My own efforts atm are poised more in the screen writing arena. I recently had a producer contact me after a table read and tell me he thought my short script could be turned into a series.
What that means is, I am having to learn the technique of writing a series outline, PLUS turn a 22 minute short script into a one hour pilot episode. (60) pages
Different skill sets and crafting than short storying or noveling. Still, I am in a place of "don't rush it!" something the producer told me, also. It's coming along good. I'm 41 pages into the 60 page pilot atm and it's a pretty clean manuscript.
All this is to say...I wouldn't have this level of confidence or crafting if I hadn't already spent a lot of years and time churning out a LOT of short stories.
Roxana,
I'll post updates here periodically. I've set up a word count tracker on my website that you can see on the homepage under the heading 2021 Writing Challenge (https://ericdontigney.com/blog/). I'll update that one more or less daily. I don't think anyone wants me posting daily updates on my word counts here. That would get tiresome. I'll probably post updates on here weekly.
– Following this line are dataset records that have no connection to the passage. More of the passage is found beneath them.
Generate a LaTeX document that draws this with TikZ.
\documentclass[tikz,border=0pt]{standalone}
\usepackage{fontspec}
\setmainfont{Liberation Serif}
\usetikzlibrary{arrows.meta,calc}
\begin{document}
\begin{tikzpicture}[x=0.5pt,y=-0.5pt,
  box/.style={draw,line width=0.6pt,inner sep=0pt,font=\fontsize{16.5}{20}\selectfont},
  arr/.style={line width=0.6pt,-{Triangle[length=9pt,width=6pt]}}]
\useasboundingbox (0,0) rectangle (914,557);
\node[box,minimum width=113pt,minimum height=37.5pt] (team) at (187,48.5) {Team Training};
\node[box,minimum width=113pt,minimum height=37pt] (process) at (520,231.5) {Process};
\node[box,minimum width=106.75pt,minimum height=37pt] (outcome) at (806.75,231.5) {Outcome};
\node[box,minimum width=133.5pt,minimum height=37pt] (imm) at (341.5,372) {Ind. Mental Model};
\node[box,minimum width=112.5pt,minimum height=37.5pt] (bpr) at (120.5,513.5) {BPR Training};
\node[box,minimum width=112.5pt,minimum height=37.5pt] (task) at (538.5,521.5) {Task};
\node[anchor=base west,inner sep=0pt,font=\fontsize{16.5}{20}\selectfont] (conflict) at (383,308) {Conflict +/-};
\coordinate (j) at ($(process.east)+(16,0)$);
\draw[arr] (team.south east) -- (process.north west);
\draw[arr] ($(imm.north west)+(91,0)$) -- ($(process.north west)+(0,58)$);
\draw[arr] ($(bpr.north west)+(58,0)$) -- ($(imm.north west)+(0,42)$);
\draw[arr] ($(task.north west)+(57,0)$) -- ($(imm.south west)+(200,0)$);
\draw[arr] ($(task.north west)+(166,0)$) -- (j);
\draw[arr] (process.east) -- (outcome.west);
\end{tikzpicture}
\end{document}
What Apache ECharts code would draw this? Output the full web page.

I don't write long form. I also generally don't post word counts until I do my end of year writing round up.
Admittedly, I have started posting word counts for my weekly story I write so people on Twitter know what's possible. Anything over 2000 words for me is long. My life is flash or short fiction.
Eric, good article. I needed it. But it was Judith's above story that really got me moving. That part about what happens when you start writing after retirement.
Pete, I enjoy ruminating over my stories, too, only it has become an obsession. I can sit in front of my computer for hours, dreaming up intriguing paths and not typing a single word. Then I wonder where my day went.